METHODOLOGY AND EVALUATION OF ENTREPRENEURSHIP COURSES
Creating a new business is a process. However, there is no magic program that will guarantee you a new successful business. The process is highly stochastic (not all business ideas make it) and iterative (based on what you learn as you proceed, you will likely have to modify your thinking and repeat parts of earlier steps). This paper explores the role of academics in this process, the economic literature related to entrepreneurship education and explains the results obtained in the (virtual) pilot course programme on entrepreneurship, as organised by UNED in the project Cross Border Virtual Entrepreneurship (CBVE): a European Multilateral project under the Lifelong Learning Programme 2007-2013, Subprogramme Erasmus - Cooperation between Universities and Enterprises.

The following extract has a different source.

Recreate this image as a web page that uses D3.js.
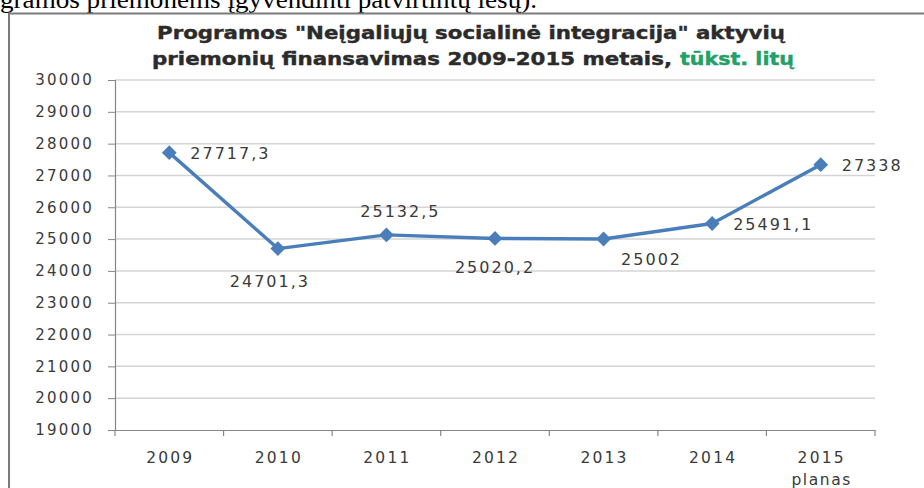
<!DOCTYPE html>
<html>
<head>
<meta charset="utf-8">
<script src="https://cdn.jsdelivr.net/npm/d3@7"></script>
<style>
  html, body { margin: 0; padding: 0; background: #fff; overflow: hidden; }
  svg { display: block; }
</style>
</head>
<body>
<svg id="chart" width="924" height="488"></svg>
<script>
// ---- data ----
const categories = ["2009", "2010", "2011", "2012", "2013", "2014", "2015"];
const categorySub = ["", "", "", "", "", "", "planas"];
const values = [27717.3, 24701.3, 25132.5, 25020.2, 25002, 25491.1, 27338];
const valueLabels = ["27717,3", "24701,3", "25132,5", "25020,2", "25002", "25491,1", "27338"];
const yTicks = [19000, 20000, 21000, 22000, 23000, 24000, 25000, 26000, 27000, 28000, 29000, 30000];
const titleLine1 = "Programos \"Neįgaliųjų socialinė integracija\" aktyvių";
const titleLine2a = "priemonių finansavimas 2009-2015 metais,";
const titleLine2b = "tūkst. litų";
const pageText = "gramos priemonėms įgyvendinti patvirtintų lėšų).";
// label placement keyword per point (layout, not data)
const labelPlacement = ["right", "below", "above", "belowCenter", "belowRight", "right", "right"];

// ---- layout ----
const svg = d3.select("#chart");
const plot = { left: 115, right: 875, top: 80, bottom: 430 };
const textColor = "#3a3a3a";
const lineColor = "#4a7ebb";

// page text above chart (cut off by the page edge, as in the source)
svg.append("text")
  .attr("x", 0).attr("y", 8)
  .attr("font-family", "'Liberation Serif', 'Times New Roman', serif")
  .attr("font-size", 26)
  .attr("fill", "#000")
  .attr("textLength", 537).attr("lengthAdjust", "spacingAndGlyphs")
  .text(pageText);

// chart frame
svg.append("rect")
  .attr("x", 9).attr("y", 13.5).attr("width", 1000).attr("height", 600)
  .attr("fill", "#fff").attr("stroke", "#7a7a7a").attr("stroke-width", 2);

// scales
const x = d3.scaleBand().domain(categories).range([plot.left, plot.right]).padding(0);
const y = d3.scaleLinear().domain([19000, 30000]).range([plot.bottom, plot.top]);

// gridlines
svg.append("g").selectAll("line").data(yTicks.filter(d => d !== 19000)).join("line")
  .attr("x1", plot.left).attr("x2", plot.right)
  .attr("y1", d => y(d)).attr("y2", d => y(d))
  .attr("stroke", "#d4d4d4").attr("stroke-width", 1.5);

// y axis
const yAxis = d3.axisLeft(y).tickValues(yTicks).tickSize(7).tickPadding(14).tickFormat(d3.format("d"));
const gy = svg.append("g").attr("transform", `translate(${plot.left},0)`).call(yAxis);
gy.select(".domain").attr("stroke", "#868686").attr("stroke-width", 1.2);
gy.selectAll(".tick line").attr("stroke", "#868686");
gy.selectAll(".tick text")
  .attr("font-family", "'DejaVu Sans', sans-serif")
  .attr("font-size", 15)
  .attr("letter-spacing", "2.2px")
  .attr("fill", textColor);

// x axis
const xAxis = d3.axisBottom(x).tickSize(0).tickFormat("");
const gx = svg.append("g").attr("transform", `translate(0,${plot.bottom})`).call(xAxis);
gx.select(".domain").attr("stroke", "#868686").attr("stroke-width", 1.2);
// boundary ticks
const bounds = categories.map(c => x(c)).concat([plot.right]);
svg.append("g").selectAll("line").data(bounds).join("line")
  .attr("x1", d => d).attr("x2", d => d)
  .attr("y1", plot.bottom).attr("y2", plot.bottom + 6)
  .attr("stroke", "#868686").attr("stroke-width", 1.2);

const xl = svg.append("g");
xl.selectAll("text.cat").data(categories).join("text")
  .attr("class", "cat")
  .attr("x", d => x(d) + x.bandwidth() / 2 + 1)
  .attr("y", 463)
  .attr("text-anchor", "middle")
  .attr("font-family", "'DejaVu Sans', sans-serif")
  .attr("font-size", 15.5)
  .attr("letter-spacing", "2.2px")
  .attr("fill", textColor)
  .text(d => d);
xl.selectAll("text.sub").data(categories.map((c, i) => ({ c, s: categorySub[i] })).filter(d => d.s)).join("text")
  .attr("class", "sub")
  .attr("x", d => x(d.c) + x.bandwidth() / 2 + 1)
  .attr("y", 485)
  .attr("text-anchor", "middle")
  .attr("font-family", "'DejaVu Sans', sans-serif")
  .attr("font-size", 15.5)
  .attr("letter-spacing", "1.6px")
  .attr("fill", textColor)
  .text(d => d.s);

// line
const pts = categories.map((c, i) => ({ c, v: values[i], label: valueLabels[i], pos: labelPlacement[i] }));
const cx = d => x(d.c) + x.bandwidth() / 2;
svg.append("path")
  .datum(pts)
  .attr("fill", "none")
  .attr("stroke", lineColor)
  .attr("stroke-width", 3.4)
  .attr("stroke-linejoin", "round")
  .attr("d", d3.line().x(cx).y(d => y(d.v)));

// markers (diamonds)
svg.append("g").selectAll("path").data(pts).join("path")
  .attr("transform", d => `translate(${cx(d)},${y(d.v)}) rotate(45)`)
  .attr("d", d3.symbol().type(d3.symbolSquare).size(110))
  .attr("fill", lineColor);

// data labels
const offsets = {
  right: { dx: 21, dy: 1, anchor: "start" },
  below: { dx: -8, dy: 33, anchor: "middle" },
  belowCenter: { dx: 0, dy: 29, anchor: "middle" },
  above: { dx: 14, dy: -23, anchor: "middle" },
  belowRight: { dx: 48, dy: 20, anchor: "middle" }
};
svg.append("g").selectAll("text").data(pts).join("text")
  .attr("x", d => cx(d) + offsets[d.pos].dx)
  .attr("y", d => y(d.v) + offsets[d.pos].dy)
  .attr("text-anchor", d => offsets[d.pos].anchor)
  .attr("dominant-baseline", "central")
  .attr("font-family", "'DejaVu Sans', sans-serif")
  .attr("font-size", 16)
  .attr("letter-spacing", "2px")
  .attr("fill", textColor)
  .text(d => d.label);

// title
const titleFont = "'DejaVu Sans', sans-serif";
function titleText(tx, ty, len, color, str) {
  svg.append("text")
    .attr("x", tx).attr("y", ty)
    .attr("font-family", titleFont).attr("font-weight", "bold").attr("font-size", 17)
    .attr("fill", color).attr("stroke", color).attr("stroke-width", 0.4)
    .attr("textLength", len).attr("lengthAdjust", "spacingAndGlyphs")
    .text(str);
}
titleText(157, 39, 628, "#2b2b2b", titleLine1);
titleText(152, 65, 520, "#2b2b2b", titleLine2a);
titleText(680, 65, 114, "#22a065", titleLine2b);
</script>
</body>
</html>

Traditional business programs have come under increased criticism for failing to be relevant to the needs of today’s changing business environment for four main reasons:
•They do not stress the cross-functional complexity of business problems.
•Business school courses are highly structured and do not often pose problems which require novel solutions.
•The lack of creativity and individual thinking required.
•They are not designed to promote creativity, innovation and self-employment.
Entrepreneurship courses are becoming part of the educational offer of universities of the United States and Europe, but this fact does not mean that currently the teaching of entrepreneurship is yet sufficiently integrated in higher education institutions' curricula and that there is consensus on just what exactly entrepreneurship students should be taught.
There are different methodologies, contents and support materials that could be used by entrepreneurship educators to coach students. After analysing the situation in the United States and in Europe, UNED developed its own model for an entrepreneurship course.
The aim was to create a virtual course for business planning, supported by pedagogically-rich master class materials, designed for distance-learning students, and which could guarantee that students would be able to develop entrepreneurial skills, and in some cases competences as well. The course design needed to be different for distance-learning students because of their special (off-campus) features.
Another objective of UNED is to deliver and evaluation report on the final results of the pilot-run virtual business planning. We searched the literature about the evaluation of education and training programmes for new business creation and then develop a model for the evaluation of business creation courses.